Discussions about eggcorns and related topics
You are not logged in.
Registrations are currently closed because of a technical problem. Please send email to
The forum administrator reserves the right to request users to plausibly demonstrate that they are real people with an interest in the topic of eggcorns. Otherwise they may be removed with no further justification. Likewise, accounts that have not been used for posting may be removed.
Thanks for your understanding.
Chris -- 2018-04-11
I’ve heard people talk about “snubbing out” cigarettes. I checked with Google and found that I was hearing them correctly. “Snub out,” both in reference to smokables and generalized to the action of putting an end to something (“snub out crime’), is surprisingly common. See the examples below.
Am I missing something? Don’t we stub out cigarettes? The noun “stub” comes from an Old English word for a tree stump. The verb “to stub,” which was made from the noun, took on a variety of meanings, many of them now obsolete, but all referring in some way to cutting something short or eradicating it. In the nineteenth century the meaning of the noun “stub” was expanded to refer to the part of a cigarette or cigar that was left unsmoked. In the twentieth century the verb “to stub” acknowledged the new meaning of the noun by applying the phrase “stub out” to the act of extinguishing a cigarette.
The word “snub” is most familiar to modern speakers as a social rebuke, but it has had one or two other meanings since the natives of England borrowed the word from Viking invaders. Notably, “to snub” can mean to check or restrain something. The term is still used in this sense in sailing-we stop paying out a rope and “snub it up.” Though this sense of “snubbing” as stopping something short has largely been lost from everyday English, it still hangs around as an adjective applied to small, turned up noses (“snub noses” and “snub-nose guns” are cut short).

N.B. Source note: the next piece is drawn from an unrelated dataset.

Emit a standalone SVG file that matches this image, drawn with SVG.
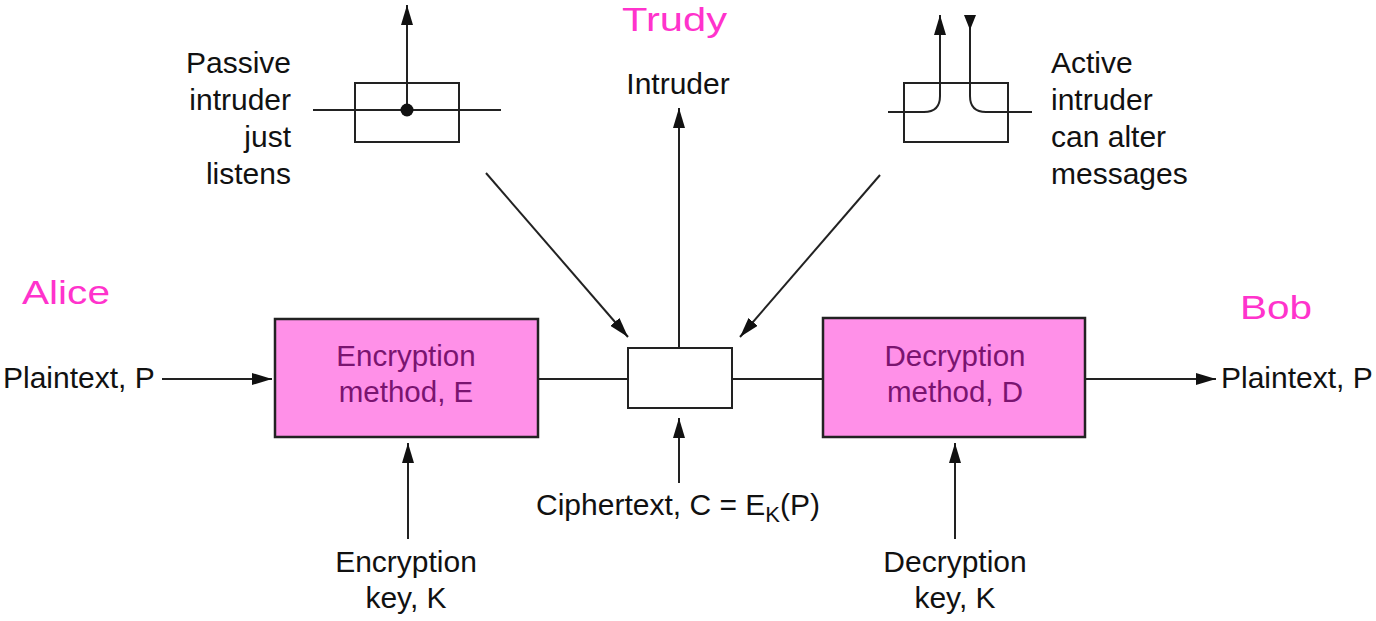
<svg xmlns="http://www.w3.org/2000/svg" width="1376" height="621" viewBox="0 0 1376 621">
<defs>
<style>
.t{font-family:"Liberation Sans",Arial,sans-serif;font-size:30px;fill:#111}
.pk{font-family:"Liberation Sans",Arial,sans-serif;font-size:34px;fill:#ff33cc}
.bt{font-family:"Liberation Sans",Arial,sans-serif;font-size:29.5px;fill:#7a1470;text-anchor:middle}
.box{fill:#ff90e8;stroke:#222;stroke-width:2.5}
.wb{fill:#fff;stroke:#222;stroke-width:2}
.ln{fill:none;stroke:#222;stroke-width:2}
.ar{fill:none;stroke:#222;stroke-width:2;marker-end:url(#ah)}
</style>
<marker id="ah" viewBox="0 0 20 12" markerWidth="20" markerHeight="12" refX="20" refY="6" orient="auto" markerUnits="userSpaceOnUse">
<path d="M0,0 L20,6 L0,12 z" fill="#111"/>
</marker>
</defs>
<rect width="1376" height="621" fill="#fff"/>

<g id="labels">
<text class="pk" x="622" y="31" textLength="105" lengthAdjust="spacingAndGlyphs">Trudy</text>
<text class="pk" x="22" y="304" textLength="88" lengthAdjust="spacingAndGlyphs">Alice</text>
<text class="pk" x="1240" y="319" textLength="72" lengthAdjust="spacingAndGlyphs">Bob</text>
<text class="t" x="678" y="94" text-anchor="middle">Intruder</text>
<g text-anchor="end">
<text class="t" x="291" y="73">Passive</text>
<text class="t" x="291" y="110">intruder</text>
<text class="t" x="291" y="147">just</text>
<text class="t" x="291" y="184">listens</text>
</g>
<text class="t" x="1051" y="73">Active</text>
<text class="t" x="1051" y="110">intruder</text>
<text class="t" x="1051" y="147">can alter</text>
<text class="t" x="1051" y="184">messages</text>
<text class="t" x="3" y="388">Plaintext, P</text>
<text class="t" x="1221" y="388">Plaintext, P</text>
<text class="t" x="678" y="515" text-anchor="middle">Ciphertext, C = E<tspan font-size="22" dy="7">K</tspan><tspan dy="-7">(P)</tspan></text>
<g text-anchor="middle">
<text class="t" x="406" y="572">Encryption</text>
<text class="t" x="406" y="608">key, K</text>
<text class="t" x="955" y="572">Decryption</text>
<text class="t" x="955" y="608">key, K</text>
</g>
</g>

<g id="passive">
<rect class="wb" x="355" y="83" width="104" height="59"/>
</g>
<g id="active">
<rect class="wb" x="904" y="83" width="104" height="59"/>
</g>

<g id="encryption">
<rect class="box" x="275" y="319" width="263" height="118"/>
<text class="bt" x="406" y="366">Encryption</text>
<text class="bt" x="406" y="402">method, E</text>
</g>
<g id="decryption">
<rect class="box" x="823" y="318" width="262" height="119"/>
<text class="bt" x="955" y="366">Decryption</text>
<text class="bt" x="955" y="402">method, D</text>
</g>
<g id="channel">
<rect class="wb" x="628" y="348" width="104" height="60"/>
</g>

<g id="connectors">
<path class="ln" d="M313,110 H501"/>
<path class="ar" d="M407,110 V5"/>
<circle cx="407" cy="110" r="6.5" fill="#111"/>
<path class="ar" d="M888,112 H924 Q940,112 940,96 V15"/>
<path class="ln" d="M1032,112 H986 Q970,112 970,96 V15"/>
<polygon points="964,15 976,15 970,30" fill="#111"/>
<path class="ar" d="M162,379 H272"/>
<path class="ln" d="M538,379 H628"/>
<path class="ln" d="M732,379 H823"/>
<path class="ar" d="M1085,379 H1216"/>
<path class="ar" d="M679,348 V108"/>
<path class="ar" d="M679,483 V418"/>
<path class="ar" d="M408,539 V443"/>
<path class="ar" d="M955,539 V443"/>
<path class="ar" d="M486,173 L628,337"/>
<path class="ar" d="M880,175 L740,337"/>
</g>
</svg>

It is possible, then, that those who snub out cigarettes import this shorten-up meaning of “snub” into the phrase “snub out.” If so, this would make “snub out” an eggcorn and not a simple malaprop.
Examples:
Ezine article about new pickup truck: “There is no place to put a thermos or to snub out cigars. ” (http://www.content.onlypunjab.com/ezine … 2003327106)
Entry in an intertextual collaboration project: “Tony leaned forward to snub out his cigarette in the ashtray.” (http://projects.ltc.arizona.edu/finding … iogen.html)
Spam email advice on a forum: “Do not blame on other people who started it, instead snub out the fire b4 others victims like myself get burnt. ” (http://talkback.stomp.com.sg/forums/sho … php?t=4260)
Myspace page about the twist dance: “Remember Chubby Checker? Remember the dance he created, when you first snub out a dog-end with your left foot, while energetically wiggling your left knee,” (http://profile.myspace.com/index.cfm?fu … =255808417)
Hatching new language, one eggcorn at a time.
Offline
Might “snuffing” out a candle or other flame not be involved? Smells like a one-word blend to me. (Not that that makes it not an eggcorn, of course.)
*If the human mind were simple enough for us to understand,
we would be too simple-minded to understand it* .
Offline
You will find a number of web pages with candles and lights being “snubbed out.” Might this “snub out” be an eggcorn for “snuff out?” If so, then some instances of snubbing out cigarettes might actually be eggcorns for snuffing out cigarettes instead of eggcorns for stubbing out cigarettes. The word “snub” falls halfway between “snuff” (shares the “sn”) and “stub” (shares the “ub”). Is it possible for an eggcorn to have two parents?
Hatching new language, one eggcorn at a time.
Offline
kem wrote:
The word “snub” falls halfway between “snuff” (shares the “sn”) and “stub” (shares the “ub”). Is it possible for an eggcorn to have two parents?
I think so. As David suggests, it seems to be a one-word blend. Clearly, as kem describes, sounds are present from each word. Furthermore, the relevant semantics overlap to such an extent that “snub out” inherits both.
snub out v. [blend of snuff and stub out] to extinguish; to snuff (a candle, etc.), to stub out (a cigar, etc.)
Offline
Support for the blended origin of snub out, between snuff and stub out, comes from the presence of the converse. About 30 hits.
And then President Obama stuffed out his cigarette and went golfing at noon on a weekday.